By the numbers: A new Kaiser Family Foundation/Episcopal Health Foundation survey has found 42 percent of residents who experienced the hurricane say they’re not getting adequate help to rebuild their homes and 30 percent say their lives are still upended a year following the storm. 

— Storm watch: The massive Category 4 Hurricane Lane is closing in on the Hawaiian islands, and conditions including heavy rains and winds and dangerous surf are expected starting Thursday and into the weekend, The Post’s Jason Samenow reports. The U.S. Navy is moving ships and submarines out of Hawaii as the storm nears while the Federal Emergency Management Agency is preparing food aide, the Associated Press reports.

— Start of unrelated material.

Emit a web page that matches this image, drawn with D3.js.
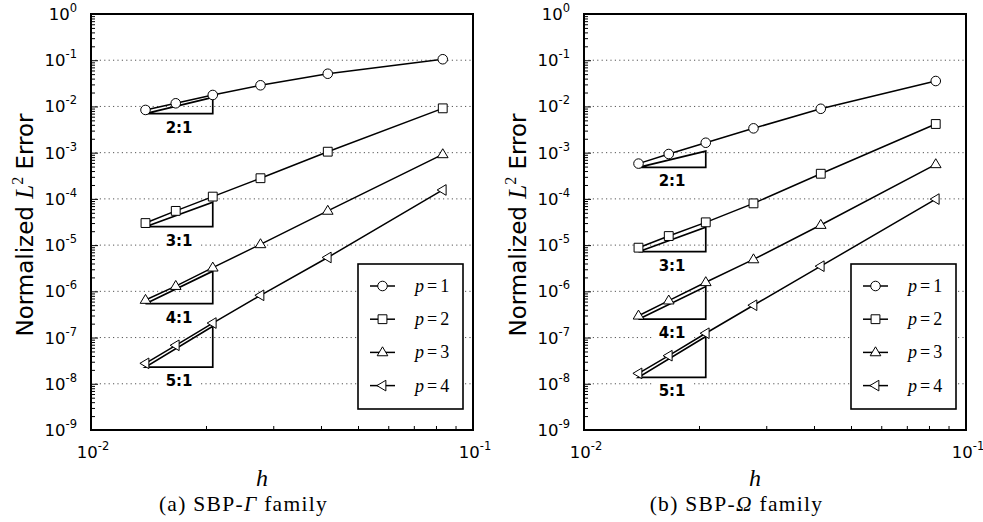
<!DOCTYPE html>
<html>
<head>
<meta charset="utf-8">
<script src="https://cdn.jsdelivr.net/npm/d3@7"></script>
<style>
  body{margin:0;background:#fff;}
  svg{display:block;}
</style>
</head>
<body>
<script>
// mesh sizes h (x axis)
const H=[0.013889,0.016667,0.020833,0.027778,0.041667,0.083333];
const ORDERS=["p = 1","p = 2","p = 3","p = 4"];
const MARKERS=["circle","square","triangle","left"];

// (a) SBP-Gamma family
const gammaP1=[8.4e-3,1.17e-2,1.77e-2,2.87e-2,5.1e-2,1.05e-1];
const gammaP2=[3.0e-5,5.5e-5,1.12e-4,2.8e-4,1.05e-3,9.1e-3];
const gammaP3=[6.5e-7,1.3e-6,3.25e-6,1.04e-5,5.5e-5,9.2e-4];
const gammaP4=[2.77e-8,6.8e-8,2.06e-7,8.2e-7,5.4e-6,1.56e-4];
const gammaTriBase=[7.0e-3,2.5e-5,5.4e-7,2.3e-8];

// (b) SBP-Omega family
const omegaP1=[5.8e-4,9.35e-4,1.64e-3,3.36e-3,8.9e-3,3.55e-2];
const omegaP2=[8.8e-6,1.57e-5,3.11e-5,8.0e-5,3.5e-4,4.17e-3];
const omegaP3=[2.97e-7,6.3e-7,1.57e-6,4.9e-6,2.72e-5,5.6e-4];
const omegaP4=[1.68e-8,4.05e-8,1.24e-7,5.0e-7,3.5e-6,9.9e-5];
const omegaTriBase=[4.8e-4,7.2e-6,2.5e-7,1.38e-8];

// slope triangles
const TRI_SLOPES=[2,3,4,5];
const TRI_LABELS=["2:1","3:1","4:1","5:1"];
const TRI_H=[0.013889,0.020833];

const Y_DECADES=[-9,-8,-7,-6,-5,-4,-3,-2,-1,0];
const X_DECADES=[-2,-1];

const w=983, h=522;
const plotW=382;
const plotTop=14, plotBottom=430;

const svg=d3.select("body").append("svg").attr("width",w).attr("height",h);

const sans="'DejaVu Sans', sans-serif";
const serif="'Liberation Serif', 'DejaVu Serif', serif";

function drawPanel(px,series,triBase,letter,greek){
  const g=svg.append("g").attr("transform",`translate(${px},0)`);
  const x=d3.scaleLog().domain([1e-2,1e-1]).range([0,plotW]);
  const y=d3.scaleLog().domain([1e-9,1]).range([plotBottom,plotTop]);

  // grid
  g.append("g").selectAll("line")
    .data(Y_DECADES.filter(e=>e>-9&&e<0))
    .join("line")
    .attr("x1",0).attr("x2",plotW)
    .attr("y1",e=>y(Math.pow(10,e))).attr("y2",e=>y(Math.pow(10,e)))
    .attr("stroke","#555").attr("stroke-width",1)
    .attr("stroke-dasharray","1.2,3.2");

  // minor ticks
  const yMinor=[];
  for(let e=-9;e<0;e++) for(let k=2;k<10;k++) yMinor.push(k*Math.pow(10,e));
  const xMinor=[];
  for(let k=2;k<10;k++) xMinor.push(k*1e-2);
  const yAx=g.append("g").call(d3.axisLeft(y).tickValues(yMinor).tickSize(-4).tickFormat(""));
  yAx.select(".domain").remove();
  yAx.selectAll("line").attr("stroke","#000").attr("stroke-width",1);
  const yMaj=g.append("g").call(d3.axisLeft(y).tickValues(Y_DECADES.map(e=>Math.pow(10,e))).tickSize(-7).tickFormat(""));
  yMaj.select(".domain").remove();
  yMaj.selectAll("line").attr("stroke","#000").attr("stroke-width",1);
  const xAx=g.append("g").attr("transform",`translate(0,${plotBottom})`)
    .call(d3.axisBottom(x).tickValues(xMinor).tickSize(-4).tickFormat(""));
  xAx.select(".domain").remove();
  xAx.selectAll("line").attr("stroke","#000").attr("stroke-width",1);

  // y tick labels
  const yl=g.append("g").selectAll("text").data(Y_DECADES).join("text")
    .attr("x",-14).attr("y",e=>y(Math.pow(10,e))+6)
    .attr("text-anchor","end")
    .style("font-family",sans).style("font-size","16.5px");
  yl.append("tspan").text("10");
  yl.append("tspan").attr("dy",-8).style("font-size","11.5px").text(e=>e===0?"0":"-"+(-e));

  // x tick labels
  const xl=g.append("g").selectAll("text").data(X_DECADES).join("text")
    .attr("x",e=>x(Math.pow(10,e))+2).attr("y",458)
    .attr("text-anchor","middle")
    .style("font-family",sans).style("font-size","16.5px");
  xl.append("tspan").text("10");
  xl.append("tspan").attr("dy",-8).style("font-size","11.5px").text(e=>"-"+(-e));

  // slope triangles
  TRI_SLOPES.forEach((s,i)=>{
    const b=triBase[i];
    const x0=x(TRI_H[0]), x1=x(TRI_H[1]);
    const y0=y(b), y1=y(b*Math.pow(TRI_H[1]/TRI_H[0],s));
    g.append("path")
      .attr("d",`M${x0},${y0}L${x1},${y0}L${x1},${y1}Z`)
      .attr("fill","none").attr("stroke","#000").attr("stroke-width",1.7)
      .attr("stroke-linejoin","miter");
    const cx=(x0+x1)/2;
    g.append("rect").attr("x",cx-19).attr("y",y0+5).attr("width",38).attr("height",17).attr("fill","#fff");
    g.append("text").attr("x",cx).attr("y",y0+19).attr("text-anchor","middle")
      .style("font-family",sans).style("font-weight","bold").style("font-size","15px")
      .text(TRI_LABELS[i]);
  });

  // series
  const line=d3.line().x((d,i)=>x(H[i])).y(d=>y(d));
  series.forEach((vals,si)=>{
    g.append("path").datum(vals).attr("d",line)
      .attr("fill","none").attr("stroke","#000").attr("stroke-width",1.5);
    g.append("g").selectAll("path").data(vals).join("path")
      .attr("transform",(d,i)=>`translate(${x(H[i])},${y(d)})`)
      .attr("d",markerPath(MARKERS[si]))
      .attr("fill","#fff").attr("stroke","#000").attr("stroke-width",1);
  });

  // spines
  g.append("rect").attr("x",0).attr("y",plotTop).attr("width",plotW).attr("height",plotBottom-plotTop)
    .attr("fill","none").attr("stroke","#000").attr("stroke-width",2);

  // legend
  const lg=g.append("g").attr("transform","translate(267,264)");
  lg.append("rect").attr("width",105).attr("height",145)
    .attr("fill","#fff").attr("stroke","#000").attr("stroke-width",1.6);
  ORDERS.forEach((lab,i)=>{
    const ly=22+i*33.2;
    lg.append("line").attr("x1",12).attr("x2",37).attr("y1",ly).attr("y2",ly)
      .attr("stroke","#000").attr("stroke-width",1.5);
    lg.append("path").attr("transform",`translate(24.5,${ly})`).attr("d",markerPath(MARKERS[i]))
      .attr("fill","#fff").attr("stroke","#000").attr("stroke-width",1);
    const t=lg.append("text").attr("x",57).attr("y",ly+6)
      .style("font-family",serif).style("font-size","18px");
    t.append("tspan").style("font-style","italic").text("p");
    t.append("tspan").attr("dx",3).text("=");
    t.append("tspan").attr("dx",3).text(lab.slice(-1));
  });

  // y label
  const yt=g.append("text")
    .attr("transform",`translate(${-58},225) rotate(-90)`)
    .attr("text-anchor","middle")
    .style("font-family",sans).style("font-size","23px");
  yt.append("tspan").text("Normalized ");
  yt.append("tspan").style("font-family",serif).style("font-style","italic").style("font-size","25px").text("L");
  yt.append("tspan").attr("dy",-10).style("font-family",serif).style("font-size","16px").text("2");
  yt.append("tspan").attr("dy",10).text(" Error");

  // x label
  g.append("text").attr("x",171).attr("y",486).attr("text-anchor","middle")
    .style("font-family",serif).style("font-style","italic").style("font-size","24px").text("h");

  // caption
  const cap=g.append("text").attr("x",152.5).attr("y",511).attr("text-anchor","middle")
    .style("font-family",serif).style("font-size","21.5px").style("letter-spacing","1.3px");
  cap.append("tspan").text(`(${letter}) SBP-`);
  cap.append("tspan").style("font-style","italic").text(greek);
  cap.append("tspan").text(" family");
}

function markerPath(kind){
  if(kind==="circle") return d3.symbol(d3.symbolCircle,72)();
  if(kind==="square") return d3.symbol(d3.symbolSquare,78)();
  const r=5.6;
  if(kind==="triangle") return `M0,${-r}L${r*0.95},${r*0.6}L${-r*0.95},${r*0.6}Z`;
  return `M${-r},0L${r*0.6},${-r*0.95}L${r*0.6},${r*0.95}Z`;
}

drawPanel(91,[gammaP1,gammaP2,gammaP3,gammaP4],gammaTriBase,"a","Γ");
drawPanel(584,[omegaP1,omegaP2,omegaP3,omegaP4],omegaTriBase,"b","Ω");
</script>
</body>
</html>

— What air pollution does to your health: A new study published in the journal Environmental Science and Technology Letters found air pollution is reducing life expectancy, and depending on where people live, can cut lives short by more than a year. “The effect is much more pronounced in some countries: It cuts the average Egyptian’s life span by 1.9 years and the average Indian’s by 1.5 years," the New York Times reports. "In Russia, it’s around nine months. For the United States, it’s less, currently reducing the life expectancy of an American born today by a little more than four months on average.”


— Big Oil wants a big wall to protect from climate change: The petroleum industry is pushing for the construction of a massive coastal “spine,” 60 miles of concrete sea wall that will essentially protect the world’s largest concentration of petrochemical facilities from the effects of climate change. “Texas is seeking at least $12 billion for the full coastal spine, with nearly all of it coming from public funds,” the Associated Press reports. “But the idea of taxpayers around the country paying to protect refineries worth billions, and in a state where top politicians still dispute climate change’s validity, doesn’t sit well with some."

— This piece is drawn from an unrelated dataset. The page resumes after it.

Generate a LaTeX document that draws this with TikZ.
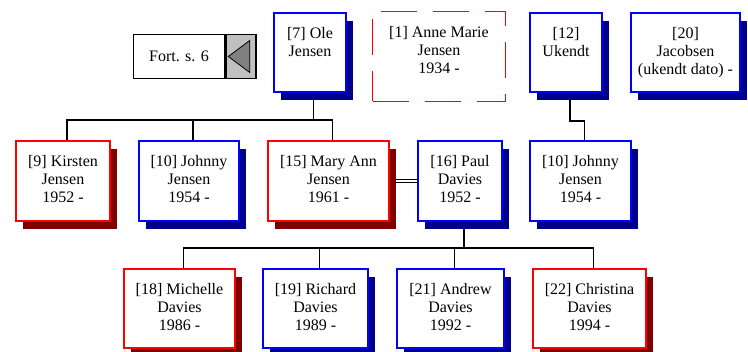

— Saudi Aramco IPO scrapped? Saudi Arabia has called off plans to do an initial public offering for its state-owned oil giant Saudi Aramco, which had been “billed as the biggest such deal in history,” Reuters reported. But Saudi Arabia’s energy minister denied the Reuters story. In a Thursday statement released via Saudi Press Agency, Energy Minister Khalid al-Falih said the “government remains committed to the initial public offering of Saudi Aramco, in accordance with the appropriate circumstances and appropriate time chosen by the Government,” per Reuters.

— New anti-protest laws restrict freedom of speech, advocates say: Dozens of bills that look to restrict high-profile protests, which are often aimed at the construction of oil and gas pipelines, have been introduced in at least 31 states since Trump was inaugurated. Activists and environmentalists are worried about how the laws restrict freedom of speech, InsideClimate News  reports. “The pipeline bills may get their first test soon in Louisiana, where three activists were arrested this month on felony charges stemming from one of the new laws after they maneuvered kayaks on a bayou to block construction of an oil pipeline."



  • The EPA holds a public meeting to receive feedback on the IRIS Assessment Plan for Naphthalene.